Product Code: JLA_18_3_245


Authors:
Y. Cao
J. Choi
Department of Mechanical and Aerospace Engineering, University of Missouri-Rolla, Rolla, Missouri 65409-1060


Laser cladding is an additive manufacturing process in which a laser generates a melt pool on the substrate material while a second material in a powder or wire form is injected into that melt pool. Among all laser manufacturing processes, laser cladding offers the most extensive variety of possibilities to alter a component at its surface. Despite immense potential and advancements, the process model of microstructure evolution and its coupling with macro parameters of the laser cladding process has not been fully developed. To address this issue, a process model of microstructure evolution has been studied by utilizing a phase-field method.

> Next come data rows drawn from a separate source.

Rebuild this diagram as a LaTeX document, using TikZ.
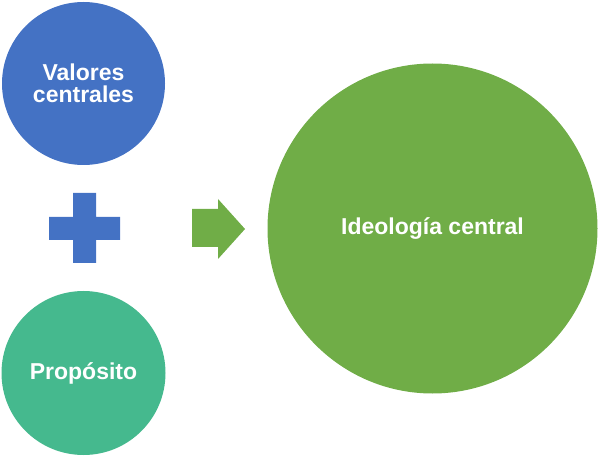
\documentclass[tikz,border=0pt]{standalone}
\usepackage{fontspec}
\setmainfont{Liberation Sans}
\definecolor{valblue}{HTML}{4472C4}
\definecolor{proteal}{HTML}{45B98E}
\definecolor{idegreen}{HTML}{70AD47}
\tikzset{
  bubble/.style={circle, inner sep=0pt, text=white, align=center,
    font=\fontsize{23}{22}\selectfont\bfseries}
}
\begin{document}
\begin{tikzpicture}[x=1pt,y=-1pt]
\useasboundingbox (0,0) rectangle (600,457);
% circles
\node[bubble, fill=valblue, minimum size=163pt] (valores) at (83.5,83.5) {Valores\\centrales};
\node[bubble, fill=proteal, minimum size=164pt] (proposito) at (83.5,373) {Propósito};
\node[bubble, fill=idegreen, minimum size=330pt] (ideologia) at (432.5,228.5) {Ideología central};
% plus sign
\fill[valblue] (73,193) -- (96,193) -- (96,217) -- (120,217) -- (120,240) -- (96,240)
  -- (96,263) -- (73,263) -- (73,240) -- (49,240) -- (49,217) -- (73,217) -- cycle;
% arrow
\fill[idegreen] (192,209) -- (218,209) -- (218,199) -- (245,229) -- (218,259)
  -- (218,247) -- (192,247) -- cycle;
\end{tikzpicture}
\end{document}
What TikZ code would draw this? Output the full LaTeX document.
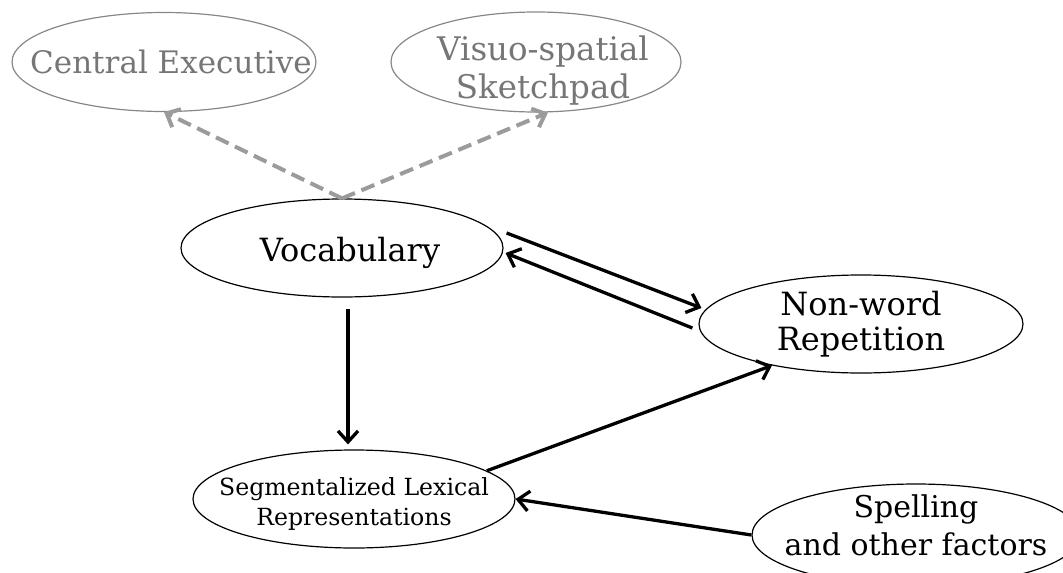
\documentclass[tikz,border=0pt]{standalone}
\usepackage{fontspec}
\setmainfont{DejaVu Serif}
\usetikzlibrary{shapes.geometric,arrows.meta}
\definecolor{rimgray}{RGB}{135,135,135}
\definecolor{wordgray}{RGB}{118,118,118}
\definecolor{dashgray}{RGB}{155,155,155}
\tikzset{
  blob/.style={ellipse,draw,line width=1.2pt,inner xsep=-60pt,inner ysep=-40pt,align=center},
  faint/.style={blob,draw=rimgray,text=wordgray},
  link/.style={-{Straight Barb[length=11pt,width=20pt]},line width=3.3pt},
  hint/.style={-{Straight Barb[length=11pt,width=20pt]},line width=4pt,dashgray,dash pattern=on 14pt off 7pt},
}
\begin{document}
\begin{tikzpicture}[x=1pt,y=-1pt]
\useasboundingbox (0,0) rectangle (1063,573);

% top, the grey ones
\node[faint,minimum width=304pt,minimum height=99pt,font=\fontsize{31}{36}\selectfont] (ce) at (164,62) {\hspace*{14pt}Central Executive};
\node[faint,minimum width=290pt,minimum height=100pt,font=\fontsize{32.5}{38}\selectfont] (vs) at (536,62) {\hspace*{14pt}\rule{0pt}{42pt}Visuo-spatial\\\hspace*{14pt}Sketchpad};

\node[blob,minimum width=322pt,minimum height=98pt,font=\fontsize{32}{37}\selectfont] (voc) at (342,248) {\hspace*{16pt}\rule{0pt}{34pt}Vocabulary};
\node[blob,minimum width=324pt,minimum height=98pt,font=\fontsize{32}{35}\selectfont] (nw) at (861,324) {Non-word\\Repetition};
\node[blob,minimum width=322pt,minimum height=98pt,font=\fontsize{23.6}{30}\selectfont] (seg) at (354,499) {\rule{0pt}{28pt}Segmentalized Lexical\\Representations};
\node[blob,minimum width=328pt,minimum height=102pt,font=\fontsize{30}{38}\selectfont] (spell) at (916,535) {Spelling\\and other factors\rule[-20pt]{0pt}{20pt}};

\draw[hint] (voc.north) -- (ce.south);
\draw[hint] (voc.north) -- ([xshift=12pt]vs.south);

\draw[link] ([xshift=3pt,yshift=15pt]voc.east) -- ([xshift=3pt,yshift=16pt]nw.west);
\draw[link] ([xshift=-6pt,yshift=-4pt]nw.west) -- ([xshift=2pt,yshift=-5pt]voc.east);
\draw[link] ([xshift=6pt,yshift=-11pt]voc.south) -- ([xshift=-6pt,yshift=5pt]seg.north);
\draw[link] (seg.12) -- (nw.205);
\draw[link] (spell.west) -- (seg.east);
\end{tikzpicture}
\end{document}
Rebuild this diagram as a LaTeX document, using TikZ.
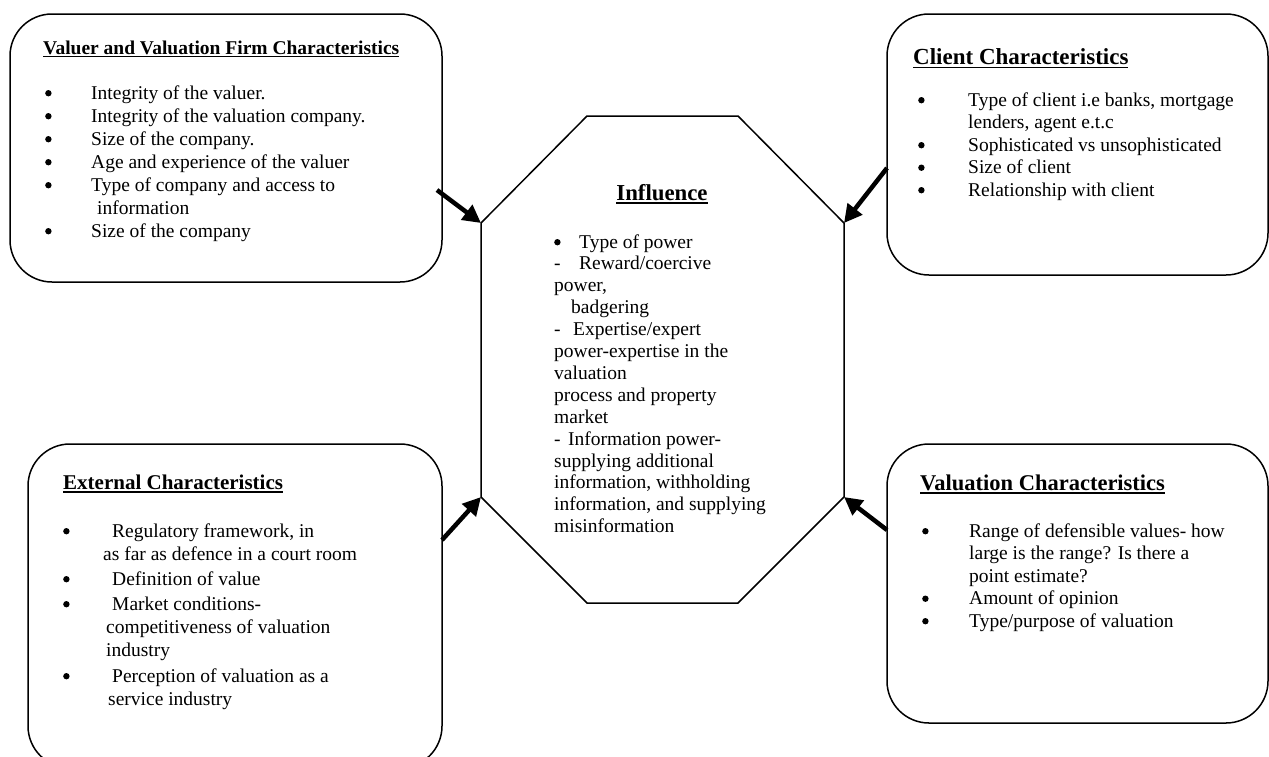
\documentclass[tikz,border=0pt]{standalone}
\usepackage{fontspec}
\setmainfont{Liberation Serif}
\usetikzlibrary{arrows.meta}
\newsavebox\ttlbox
\newcommand\ttlul[1]{\sbox\ttlbox{#1}\rlap{\rule[-0.17em]{\wd\ttlbox}{1.4pt}}\usebox\ttlbox}
\newcommand\bigbul{\raisebox{2.6pt}{\tikz\fill (0,0) circle[radius=3.2pt];}}
\newcommand\bl[1]{\makebox[#1][l]{\bigbul}}
\newcommand\dsh[1]{\makebox[#1][l]{-}}
\tikzset{
  box/.style={draw, line width=1.5pt, rounded corners=42pt, inner sep=0pt},
  oct/.style={draw, line width=1.5pt, line join=miter},
  arr/.style={line width=4.5pt, -{Triangle[length=18pt,width=18pt]}},
  ttl/.style={anchor=base west, inner sep=0pt},
  body/.style={anchor=base west, inner sep=0pt, align=left},
}
\begin{document}
\begin{tikzpicture}[x=1pt,y=-1pt]
\useasboundingbox (0,0) rectangle (1269,756);
\clip (0,0) rectangle (1269,756);

% boxes
\node[box, minimum width=432pt, minimum height=268pt] (vbox) at (226,148) {};
\node[box, minimum width=381pt, minimum height=261pt] (cbox) at (1077.5,144.5) {};
\node[box, minimum width=414pt, minimum height=324pt] (ebox) at (235,606) {};
\node[box, minimum width=381pt, minimum height=279pt] (qbox) at (1077.5,583.5) {};

% octagon
\coordinate (o1) at (587,116);
\coordinate (o2) at (738,116);
\coordinate (o3) at (844,223);
\coordinate (o4) at (844,497);
\coordinate (o5) at (738,603);
\coordinate (o6) at (587,603);
\coordinate (o7) at (481,497);
\coordinate (o8) at (481,223);
\draw[oct] (o1) -- (o2) -- (o3) -- (o4) -- (o5) -- (o6) -- (o7) -- (o8) -- cycle;

% titles
\node[ttl, font=\fontsize{19.5pt}{23pt}\selectfont\bfseries] (vttl) at (43,54) {\ttlul{Valuer and Valuation Firm Characteristics}};
\node[ttl, font=\fontsize{23pt}{27pt}\selectfont\bfseries] (cttl) at (913,64) {\ttlul{Client Characteristics}};
\node[ttl, font=\fontsize{21pt}{25pt}\selectfont\bfseries] (ettl) at (63,489) {\ttlul{External Characteristics}};
\node[ttl, font=\fontsize{22.5pt}{26pt}\selectfont\bfseries] (qttl) at (920,490) {\ttlul{Valuation Characteristics}};
\node[anchor=base, inner sep=0pt, font=\fontsize{22.8pt}{26pt}\selectfont\bfseries] (ittl) at (662,200) {\ttlul{Influence}};

% lists
\node[body, font=\fontsize{19.5pt}{23pt}\selectfont] (vlist) at (45,99) {\begin{tabular}[t]{@{}l@{}}
\bl{46pt}Integrity of the valuer.\\
\bl{46pt}Integrity of the valuation company.\\
\bl{46pt}Size of the company.\\
\bl{46pt}Age and experience of the valuer\\
\bl{46pt}Type of company and access to\\
\hspace*{52pt}information\\
\bl{46pt}Size of the company
\end{tabular}};

\node[body, font=\fontsize{19.5pt}{22.5pt}\selectfont] (clist) at (918,106) {\begin{tabular}[t]{@{}l@{}}
\bl{50pt}Type of client i.e banks, mortgage\\
\hspace*{50pt}lenders, agent e.t.c\\
\bl{50pt}Sophisticated vs unsophisticated\\
\bl{50pt}Size of client\\
\bl{50pt}Relationship with client
\end{tabular}};

\node[body, font=\fontsize{19.5pt}{23pt}\selectfont] (elist) at (63,537) {\begin{tabular}[t]{@{}l@{}}
\bl{49pt}Regulatory framework, in\\
\hspace*{40pt}as far as defence in a court room\\[2pt]
\bl{49pt}Definition of value\\[2pt]
\bl{49pt}Market conditions-\\
\hspace*{43pt}competitiveness of valuation\\
\hspace*{43pt}industry\\[3pt]
\bl{49pt}Perception of valuation as a\\
\hspace*{45pt}service industry
\end{tabular}};

\node[body, font=\fontsize{19.5pt}{22.5pt}\selectfont] (qlist) at (922,537) {\begin{tabular}[t]{@{}l@{}}
\bl{47pt}Range of defensible values- how\\
\hspace*{47pt}large is the range? Is there a\\
\hspace*{47pt}point estimate?\\
\bl{47pt}Amount of opinion\\
\bl{47pt}Type/purpose of valuation
\end{tabular}};

\node[body, font=\fontsize{19.5pt}{21.9pt}\selectfont] (ilist) at (554,248) {\begin{tabular}[t]{@{}l@{}}
\bl{25pt}Type of power\\
\dsh{25pt}Reward/coercive\\
power,\\
\hspace*{17pt}badgering\\
\dsh{19pt}Expertise/expert\\
power-expertise in the\\
valuation\\
process and property\\
market\\
\dsh{14pt}Information power-\\
supplying additional\\
information, withholding\\
information, and supplying\\
misinformation
\end{tabular}};

% arrows
\coordinate (a1) at (437,190);
\coordinate (a2) at (887,168);
\coordinate (a3) at (442,540);
\coordinate (a4) at (887,530);
\draw[arr] (a1) -- (o8);
\draw[arr] (a2) -- (o3);
\draw[arr] (a3) -- (o7);
\draw[arr] (a4) -- (o4);
\end{tikzpicture}
\end{document}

The phase-field method has become a widely used computational tool for the modeling of microstructure evolution with the advantage of avoiding tracking the interface explicitly and satisfying interfacial boundary conditions. In present work, the numerical solutions of a phase-field model have been analyzed. The linking of macroscale process and microstructure evolution was examined by considering the relationship of macro- and microparameters. The effects of thermal noise and melt undercooling on the solidification microstructure have also been studied. The predicted results with different undercoolings were compared with the microsolvability theory and a good agreement was found. Different solidification morphologies of different locations in the melt pool are also investigated. It was found that it is not the mass transfer but the heat transfer in the melt pool that dominates the solidification process.